§ WRITTEN PROBLEM
Copy all of the material word for word, except for the pictures.

§ SOURCE DATA
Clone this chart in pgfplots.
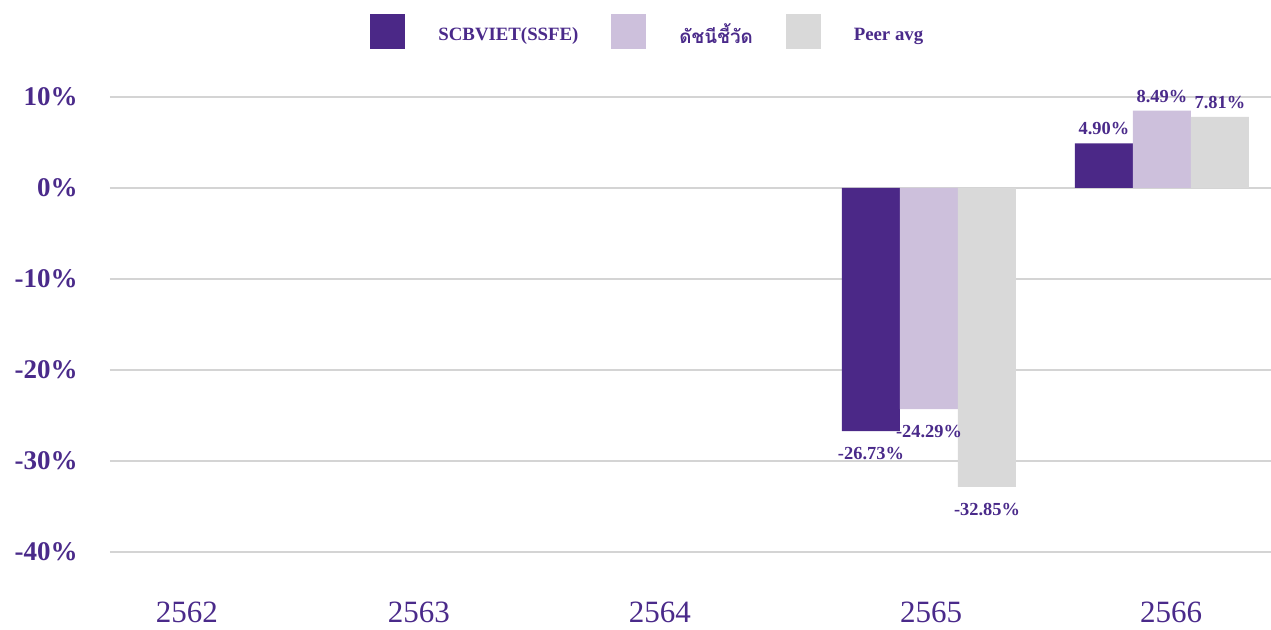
\documentclass[border=0pt]{standalone}
\usepackage{fontspec}
\setmainfont{Liberation Serif}
\newfontfamily\thaifont[Script=Thai]{Loma}
\usepackage{pgfplots}
\pgfplotsset{compat=1.18}
\definecolor{txtpurple}{HTML}{4A2A8A}
\definecolor{barA}{HTML}{4B2887}
\definecolor{barB}{HTML}{CDC0DC}
\definecolor{barC}{HTML}{D9D9D9}
\definecolor{gridc}{HTML}{D4D4D4}
\newcommand\legtext[1]{\raisebox{-3.5pt}{#1}}

\begin{document}
\begin{tikzpicture}
\path[use as bounding box] (0,0) rectangle (635.5pt,315pt);
\begin{axis}[
    at={(55pt,39pt)}, anchor=south west,
    scale only axis, width=580.5pt, height=227.5pt,
    clip=false,
    ybar, bar width=0.249,
    ymin=-40, ymax=10, ytick={-40,-30,...,10},
    xmin=-0.515, xmax=4.468,
    xtick={-0.185,0.811,1.845,3.009,4.039},
    xticklabels={2562,2563,2564,2565,2566},
    axis line style={draw=none},
    major tick length=0pt,
    ymajorgrids, grid style={gridc, line width=1.2pt},
    /pgf/number format/assume math mode=true,
    yticklabel={\pgfmathprintnumber{\tick}\%},
    yticklabel style={font=\bfseries\fontsize{13.5}{15}\selectfont, text=txtpurple, inner sep=0pt, anchor=east, xshift=-16pt},
    xticklabel style={font=\fontsize{15.5}{17}\selectfont, text=txtpurple, inner sep=0pt, anchor=north, yshift=-25pt},
    nodes near coords={\pgfmathprintnumber[fixed,fixed zerofill,precision=2]{\pgfplotspointmeta}\%},
    nodes near coords align=vertical,
    visualization depends on={rawy \as \rawy},
    every node near coord/.append style={font=\bfseries\fontsize{9.2}{10}\selectfont, text=txtpurple, inner sep=0pt, yshift={ifthenelse(\rawy<0,-8,4)}},
    legend columns=3,
    legend style={draw=none, fill=none, at={(0.224,1.143)}, anchor=west, inner sep=0pt,
        column sep=16.5pt,
        nodes={inner sep=0pt, font=\bfseries\fontsize{9.4}{10}\selectfont, text=txtpurple}},
    legend image code/.code={\fill[#1] (0pt,-8.75pt) rectangle (17.5pt,8.75pt);},
]
\addplot[fill=barA, draw=none, bar shift=-0.249] coordinates {(3,-26.73) (4,4.90)};
\addplot[fill=barB, draw=none, bar shift=0] coordinates {(3,-24.29) (4,8.49)};
\addplot[fill=barC, draw=none, bar shift=0.249] coordinates {(3,-32.85) (4,7.81)};
\legend{\legtext{SCBVIET(SSFE)}, \legtext{\thaifont\bfseries ดัชนีชี้วัด}, \legtext{Peer avg}}
\end{axis}
\end{tikzpicture}
\end{document}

§ FULL ANSWER
Clone this chart in pgfplots.
\documentclass[border=0pt]{standalone}
\usepackage{fontspec}
\setmainfont{Liberation Serif}
\newfontfamily\thaifont[Script=Thai]{Loma}
\usepackage{pgfplots}
\pgfplotsset{compat=1.18}
\definecolor{txtpurple}{HTML}{4A2A8A}
\definecolor{barA}{HTML}{4B2887}
\definecolor{barB}{HTML}{CDC0DC}
\definecolor{barC}{HTML}{D9D9D9}
\definecolor{gridc}{HTML}{D4D4D4}
\newcommand\legtext[1]{\raisebox{-3.5pt}{#1}}

\begin{document}
\begin{tikzpicture}
\path[use as bounding box] (0,0) rectangle (635.5pt,315pt);
\begin{axis}[
    at={(55pt,39pt)}, anchor=south west,
    scale only axis, width=580.5pt, height=227.5pt,
    clip=false,
    ybar, bar width=0.249,
    ymin=-40, ymax=10, ytick={-40,-30,...,10},
    xmin=-0.515, xmax=4.468,
    xtick={-0.185,0.811,1.845,3.009,4.039},
    xticklabels={2562,2563,2564,2565,2566},
    axis line style={draw=none},
    major tick length=0pt,
    ymajorgrids, grid style={gridc, line width=1.2pt},
    /pgf/number format/assume math mode=true,
    yticklabel={\pgfmathprintnumber{\tick}\%},
    yticklabel style={font=\bfseries\fontsize{13.5}{15}\selectfont, text=txtpurple, inner sep=0pt, anchor=east, xshift=-16pt},
    xticklabel style={font=\fontsize{15.5}{17}\selectfont, text=txtpurple, inner sep=0pt, anchor=north, yshift=-25pt},
    nodes near coords={\pgfmathprintnumber[fixed,fixed zerofill,precision=2]{\pgfplotspointmeta}\%},
    nodes near coords align=vertical,
    visualization depends on={rawy \as \rawy},
    every node near coord/.append style={font=\bfseries\fontsize{9.2}{10}\selectfont, text=txtpurple, inner sep=0pt, yshift={ifthenelse(\rawy<0,-8,4)}},
    legend columns=3,
    legend style={draw=none, fill=none, at={(0.224,1.143)}, anchor=west, inner sep=0pt,
        column sep=16.5pt,
        nodes={inner sep=0pt, font=\bfseries\fontsize{9.4}{10}\selectfont, text=txtpurple}},
    legend image code/.code={\fill[#1] (0pt,-8.75pt) rectangle (17.5pt,8.75pt);},
]
\addplot[fill=barA, draw=none, bar shift=-0.249] coordinates {(3,-26.73) (4,4.90)};
\addplot[fill=barB, draw=none, bar shift=0] coordinates {(3,-24.29) (4,8.49)};
\addplot[fill=barC, draw=none, bar shift=0.249] coordinates {(3,-32.85) (4,7.81)};
\legend{\legtext{SCBVIET(SSFE)}, \legtext{\thaifont\bfseries ดัชนีชี้วัด}, \legtext{Peer avg}}
\end{axis}
\end{tikzpicture}
\end{document}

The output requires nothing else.